What is the volume of the sandbox that is \[1\dfrac{1}{3}\] feet tall, \[1\dfrac{5}{8}\] feet wide and \[4\dfrac{1}{2}\] feet long. How many cubic feet of sand is needed to fill the box?

Answer 1

Hint: We are given the dimensions of a sandbox as mixed fractions and we are asked to find the volume of sand required to fill the box. In other words, we have to find the volume of the given box. The given box is a cuboidal box and so the formula of the volume is \[l\times b\times h\]. We will substitute the values of the dimensions in the formula and we will have the volume of the given box and it is equal to the volume of the sand required to fill the given box. Hence, we will have the required amount of sand to fill the box.

Complete step-by-step solution:
According to the given question, we are given the dimensions of a given box and we have to find the volume of the sand required to fill the box. The given dimensions are expressed as mixed fractions and we have to first convert them to improper fractions and then calculate the required volume.
We can see that the given dimensions are all different in lengths, so the given sandbox is cuboidal in geometry.
We know that the formula of the volume of a cuboid is \[l\times b\times h\]. So, we will find the volume of the sandbox which will be equivalent to the amount of sand required to fill the sandbox.
Here,
\[l=1\dfrac{1}{3}=\dfrac{4}{3}ft\]
\[b=1\dfrac{5}{8}=\dfrac{13}{8}ft\]
\[h=4\dfrac{1}{2}=\dfrac{9}{2}ft\]
Substituting the values in the formula, we get the volume as,
Volume of the sandbox = \[l\times b\times h\]
\[\Rightarrow \dfrac{4}{3}\times \dfrac{13}{8}\times \dfrac{9}{2}\]
Multiplying the terms, we get,
\[\Rightarrow \dfrac{4\times 13\times 9}{3\times 8\times 2}\]
Cancelling out the multiples of the numbers present in the above expression, we get,
\[\Rightarrow \dfrac{13\times 3}{2\times 2}\]
\[\Rightarrow \dfrac{39}{4}\]
We get,
\[\Rightarrow 9.75f{{t}^{3}}\]
Therefore, the volume of sand required to fill the sandbox is \[9.75f{{t}^{3}}\].

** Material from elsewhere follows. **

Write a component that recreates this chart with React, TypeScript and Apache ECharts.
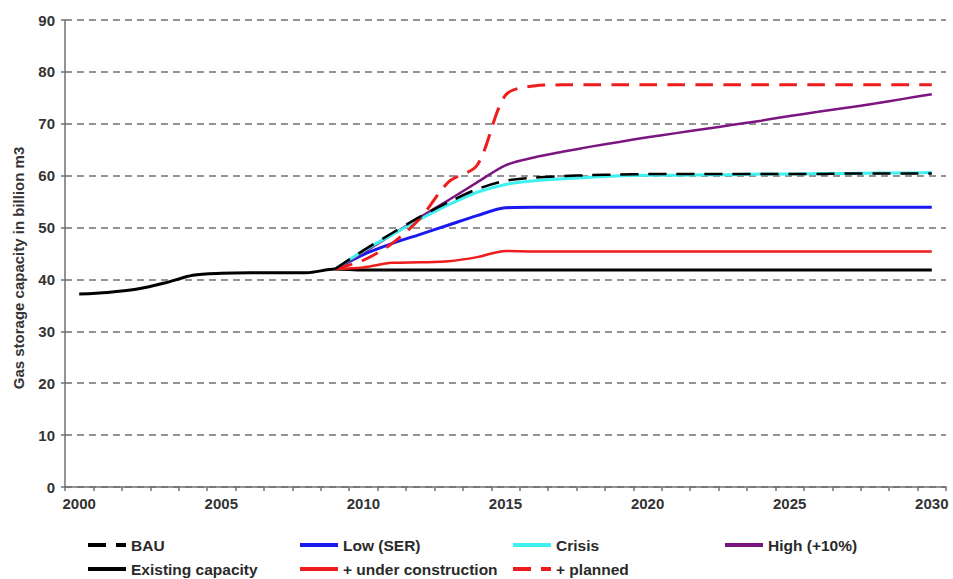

Note: The volume of the sand that is required to fill the tank need not calculated again. The volume of the tank will tell us the capacity of the tank as in how much sand the tank can hold and then we can use that value while getting that particular amount of sand. Also, we figured out that the given tank is cuboidal through the dimensions given to us and only then we used the formula of the volume of a cuboid. Similarly, in many questions it may clearly state the geometry of the object, we have to understand the geometry using the dimensions given in the question.